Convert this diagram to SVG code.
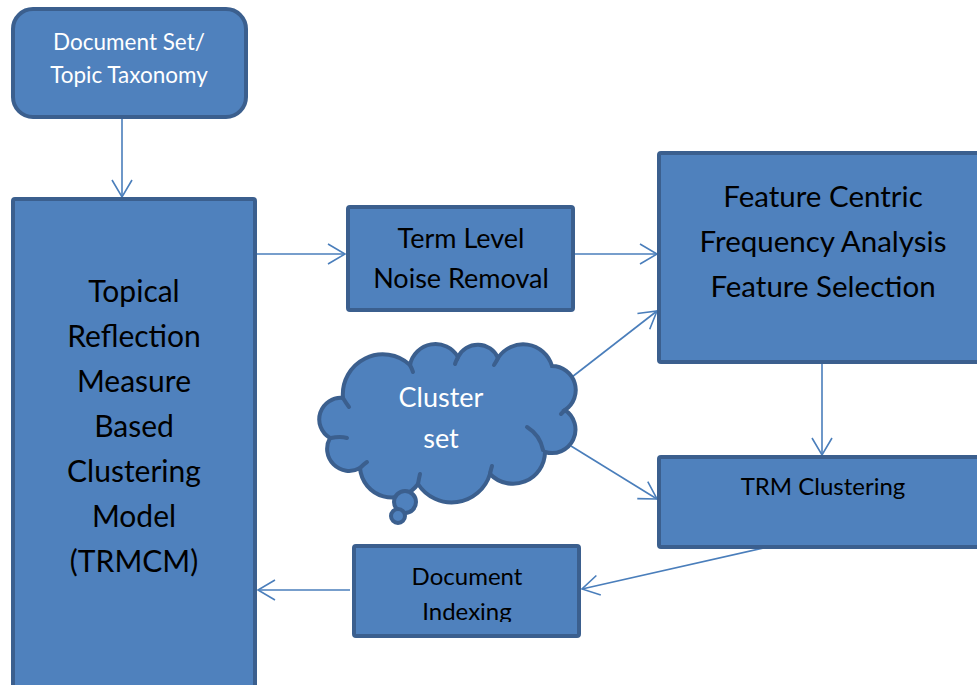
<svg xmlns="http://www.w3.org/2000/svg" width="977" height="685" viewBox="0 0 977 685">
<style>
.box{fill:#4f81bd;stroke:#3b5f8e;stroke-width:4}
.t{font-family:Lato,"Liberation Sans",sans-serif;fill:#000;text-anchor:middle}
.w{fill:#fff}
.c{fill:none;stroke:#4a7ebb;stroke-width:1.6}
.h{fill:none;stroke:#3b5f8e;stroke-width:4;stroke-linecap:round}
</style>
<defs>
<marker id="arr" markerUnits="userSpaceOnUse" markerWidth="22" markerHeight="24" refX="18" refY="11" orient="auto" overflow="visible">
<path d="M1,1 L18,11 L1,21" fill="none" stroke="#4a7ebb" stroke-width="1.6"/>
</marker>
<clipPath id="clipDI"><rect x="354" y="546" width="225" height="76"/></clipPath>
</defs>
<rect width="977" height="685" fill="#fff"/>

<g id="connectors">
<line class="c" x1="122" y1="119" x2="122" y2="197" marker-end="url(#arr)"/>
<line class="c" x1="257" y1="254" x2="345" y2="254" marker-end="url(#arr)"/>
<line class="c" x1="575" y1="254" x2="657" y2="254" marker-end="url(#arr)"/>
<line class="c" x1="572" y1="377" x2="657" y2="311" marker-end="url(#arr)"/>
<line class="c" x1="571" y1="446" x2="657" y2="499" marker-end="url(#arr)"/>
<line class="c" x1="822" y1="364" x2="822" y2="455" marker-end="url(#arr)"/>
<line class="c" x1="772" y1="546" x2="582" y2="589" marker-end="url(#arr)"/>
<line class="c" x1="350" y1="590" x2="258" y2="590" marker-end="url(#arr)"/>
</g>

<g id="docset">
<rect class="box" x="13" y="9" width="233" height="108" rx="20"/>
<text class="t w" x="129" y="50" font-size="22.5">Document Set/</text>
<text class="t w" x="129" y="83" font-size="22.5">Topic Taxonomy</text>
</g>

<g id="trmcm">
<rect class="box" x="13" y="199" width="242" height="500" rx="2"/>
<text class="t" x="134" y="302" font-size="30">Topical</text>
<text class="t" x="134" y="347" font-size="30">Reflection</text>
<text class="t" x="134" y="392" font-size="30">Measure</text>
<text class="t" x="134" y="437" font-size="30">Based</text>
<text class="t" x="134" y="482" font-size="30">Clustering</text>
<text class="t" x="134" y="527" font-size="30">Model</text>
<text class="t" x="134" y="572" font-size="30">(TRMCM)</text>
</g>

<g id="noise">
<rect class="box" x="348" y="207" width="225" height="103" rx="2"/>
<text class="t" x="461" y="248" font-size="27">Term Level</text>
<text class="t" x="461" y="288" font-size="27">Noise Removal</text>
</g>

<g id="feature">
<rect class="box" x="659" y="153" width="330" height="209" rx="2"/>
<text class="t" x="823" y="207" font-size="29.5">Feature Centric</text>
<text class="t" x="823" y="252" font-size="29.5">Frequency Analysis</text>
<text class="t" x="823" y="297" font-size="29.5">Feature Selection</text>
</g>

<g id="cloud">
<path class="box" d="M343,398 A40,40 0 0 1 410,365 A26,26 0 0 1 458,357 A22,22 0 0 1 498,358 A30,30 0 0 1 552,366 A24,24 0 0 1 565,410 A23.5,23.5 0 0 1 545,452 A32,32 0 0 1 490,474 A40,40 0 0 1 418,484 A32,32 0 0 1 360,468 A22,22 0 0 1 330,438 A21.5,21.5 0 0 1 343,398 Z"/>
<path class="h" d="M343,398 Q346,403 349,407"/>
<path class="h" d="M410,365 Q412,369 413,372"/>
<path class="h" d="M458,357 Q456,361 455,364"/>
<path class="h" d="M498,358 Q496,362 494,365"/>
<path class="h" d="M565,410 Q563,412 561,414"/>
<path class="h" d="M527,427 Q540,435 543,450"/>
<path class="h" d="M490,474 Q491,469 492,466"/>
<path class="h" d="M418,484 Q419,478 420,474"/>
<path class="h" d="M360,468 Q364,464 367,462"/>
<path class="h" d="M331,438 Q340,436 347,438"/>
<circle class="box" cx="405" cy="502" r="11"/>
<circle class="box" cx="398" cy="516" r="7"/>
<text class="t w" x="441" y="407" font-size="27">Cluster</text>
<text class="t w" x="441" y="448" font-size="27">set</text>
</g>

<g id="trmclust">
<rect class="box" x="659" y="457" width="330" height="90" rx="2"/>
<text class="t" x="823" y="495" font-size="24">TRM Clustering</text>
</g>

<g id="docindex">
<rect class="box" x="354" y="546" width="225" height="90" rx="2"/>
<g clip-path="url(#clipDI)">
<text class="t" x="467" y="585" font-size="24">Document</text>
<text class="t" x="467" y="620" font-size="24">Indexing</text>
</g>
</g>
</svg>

_ _ _ _

:: What is expected ::
Return to the listing above and set it down exactly, leaving out its pictures.

:: Right answer ::
Convert this diagram to SVG code.
<svg xmlns="http://www.w3.org/2000/svg" width="977" height="685" viewBox="0 0 977 685">
<style>
.box{fill:#4f81bd;stroke:#3b5f8e;stroke-width:4}
.t{font-family:Lato,"Liberation Sans",sans-serif;fill:#000;text-anchor:middle}
.w{fill:#fff}
.c{fill:none;stroke:#4a7ebb;stroke-width:1.6}
.h{fill:none;stroke:#3b5f8e;stroke-width:4;stroke-linecap:round}
</style>
<defs>
<marker id="arr" markerUnits="userSpaceOnUse" markerWidth="22" markerHeight="24" refX="18" refY="11" orient="auto" overflow="visible">
<path d="M1,1 L18,11 L1,21" fill="none" stroke="#4a7ebb" stroke-width="1.6"/>
</marker>
<clipPath id="clipDI"><rect x="354" y="546" width="225" height="76"/></clipPath>
</defs>
<rect width="977" height="685" fill="#fff"/>

<g id="connectors">
<line class="c" x1="122" y1="119" x2="122" y2="197" marker-end="url(#arr)"/>
<line class="c" x1="257" y1="254" x2="345" y2="254" marker-end="url(#arr)"/>
<line class="c" x1="575" y1="254" x2="657" y2="254" marker-end="url(#arr)"/>
<line class="c" x1="572" y1="377" x2="657" y2="311" marker-end="url(#arr)"/>
<line class="c" x1="571" y1="446" x2="657" y2="499" marker-end="url(#arr)"/>
<line class="c" x1="822" y1="364" x2="822" y2="455" marker-end="url(#arr)"/>
<line class="c" x1="772" y1="546" x2="582" y2="589" marker-end="url(#arr)"/>
<line class="c" x1="350" y1="590" x2="258" y2="590" marker-end="url(#arr)"/>
</g>

<g id="docset">
<rect class="box" x="13" y="9" width="233" height="108" rx="20"/>
<text class="t w" x="129" y="50" font-size="22.5">Document Set/</text>
<text class="t w" x="129" y="83" font-size="22.5">Topic Taxonomy</text>
</g>

<g id="trmcm">
<rect class="box" x="13" y="199" width="242" height="500" rx="2"/>
<text class="t" x="134" y="302" font-size="30">Topical</text>
<text class="t" x="134" y="347" font-size="30">Reflection</text>
<text class="t" x="134" y="392" font-size="30">Measure</text>
<text class="t" x="134" y="437" font-size="30">Based</text>
<text class="t" x="134" y="482" font-size="30">Clustering</text>
<text class="t" x="134" y="527" font-size="30">Model</text>
<text class="t" x="134" y="572" font-size="30">(TRMCM)</text>
</g>

<g id="noise">
<rect class="box" x="348" y="207" width="225" height="103" rx="2"/>
<text class="t" x="461" y="248" font-size="27">Term Level</text>
<text class="t" x="461" y="288" font-size="27">Noise Removal</text>
</g>

<g id="feature">
<rect class="box" x="659" y="153" width="330" height="209" rx="2"/>
<text class="t" x="823" y="207" font-size="29.5">Feature Centric</text>
<text class="t" x="823" y="252" font-size="29.5">Frequency Analysis</text>
<text class="t" x="823" y="297" font-size="29.5">Feature Selection</text>
</g>

<g id="cloud">
<path class="box" d="M343,398 A40,40 0 0 1 410,365 A26,26 0 0 1 458,357 A22,22 0 0 1 498,358 A30,30 0 0 1 552,366 A24,24 0 0 1 565,410 A23.5,23.5 0 0 1 545,452 A32,32 0 0 1 490,474 A40,40 0 0 1 418,484 A32,32 0 0 1 360,468 A22,22 0 0 1 330,438 A21.5,21.5 0 0 1 343,398 Z"/>
<path class="h" d="M343,398 Q346,403 349,407"/>
<path class="h" d="M410,365 Q412,369 413,372"/>
<path class="h" d="M458,357 Q456,361 455,364"/>
<path class="h" d="M498,358 Q496,362 494,365"/>
<path class="h" d="M565,410 Q563,412 561,414"/>
<path class="h" d="M527,427 Q540,435 543,450"/>
<path class="h" d="M490,474 Q491,469 492,466"/>
<path class="h" d="M418,484 Q419,478 420,474"/>
<path class="h" d="M360,468 Q364,464 367,462"/>
<path class="h" d="M331,438 Q340,436 347,438"/>
<circle class="box" cx="405" cy="502" r="11"/>
<circle class="box" cx="398" cy="516" r="7"/>
<text class="t w" x="441" y="407" font-size="27">Cluster</text>
<text class="t w" x="441" y="448" font-size="27">set</text>
</g>

<g id="trmclust">
<rect class="box" x="659" y="457" width="330" height="90" rx="2"/>
<text class="t" x="823" y="495" font-size="24">TRM Clustering</text>
</g>

<g id="docindex">
<rect class="box" x="354" y="546" width="225" height="90" rx="2"/>
<g clip-path="url(#clipDI)">
<text class="t" x="467" y="585" font-size="24">Document</text>
<text class="t" x="467" y="620" font-size="24">Indexing</text>
</g>
</g>
</svg>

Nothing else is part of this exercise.